Rainbow Bridge: Finding Comfort And Closure After Losing A Pet

In some ways, society does not allow us to grieve our pets publicly—at least not as publicly as we do humans. There are no church services, no obituaries in the paper, no professionally made tombstone in a government-funded graveyard.

But pets are part of the family, and losing them is never easy. That’s why, over the years, many pet owners have found solace in a website called Rainbow Bridge.

Founded by Ginny Brancato in 1997, Rainbow Bridge takes its name from a poem written sometime between 1980 and 1992 by an unknown author. This poem tells the story of a mythological afterlife for pets, where they wait to be reunited with their owners in death.
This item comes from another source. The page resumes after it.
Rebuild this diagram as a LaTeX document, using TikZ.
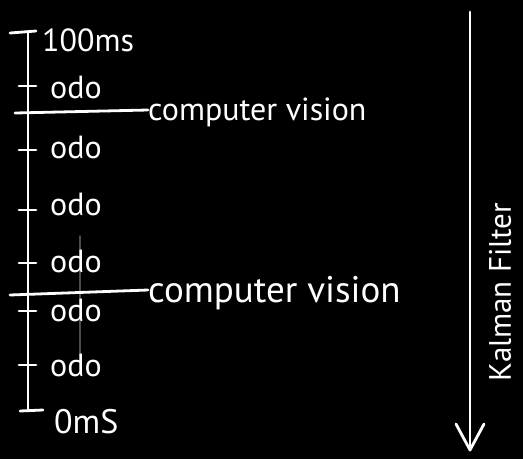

On Rainbow Bridge, you can create a memorial for your pet, complete with a guestbook for people to express their sympathies. There is also a Pet Loss and Grief Support Center, which provides a series of hotlines, chat rooms, and forums for grieving pet parents to interact and share their stories.

The day before Christmas Eve, I lost my cat, Caramel, who had been in my life since I was eleven. He’d had health problems on and off for several months, and every time he got sick I worried that he wouldn’t get better.

I was staying with my parents for the holiday, and when I arrived to find Caramel resting on a chair in the guest room, I was alarmed at how skinny and shrunken he was. He got up and started to walk over to his food bowl, but halfway there he got tired and laid down. I had never seen him so weak and lethargic. My dad reassured me he was taking him to the vet in the morning. Hopefully they could do something for him.

That night I brought his cat bed into my room and put it next to the heating vent. He always liked sleeping next to the heating vents in winter. I placed Caramel in his bed and covered him with a blanket, and I might have sat there with him all night if my parents hadn’t insisted I go to bed. I fell asleep fearing that my baby might not last the night.

The next morning he wasn’t in his bed. While I was still half-asleep, I heard my phone go off. It was a text from my dad: “Call me as soon as you wake up.” That was when I knew Caramel wouldn’t be coming home.

My dad picked me up and took me to the vet’s office, where Caramel was lying catatonically in his kennel behind the front desk. The vet was on his lunch break and wouldn’t get back for a half hour, so I remained in the waiting room with Caramel, just keeping him company. Though he wasn’t very responsive to my presence, I hoped he knew I was there and that I loved him.

At first I thought I wanted to be in the room when Caramel got the injection; but when the time came, I realized it was too intense for me. I told him I loved him one last time before leaving the room. Though some owners find closure in being there when their pets are put to sleep, there is no shame in not being able to handle it. It’s never easy watching someone you love die.

Rainbow Bridge was a great comfort to me for the remainder of the holiday season. After reading the poems and personal stories of fellow pet owners, I went ahead and made a memorial page for Caramel. Although the well wishes and e-cards I received came mostly from strangers, they let me know I wasn’t alone.

It’s okay to grieve the loss of a pet, and it’s okay to seek help. If you can’t find support or closure on your own, look online. There’s always a chance of finding like-minded people if you know where to look.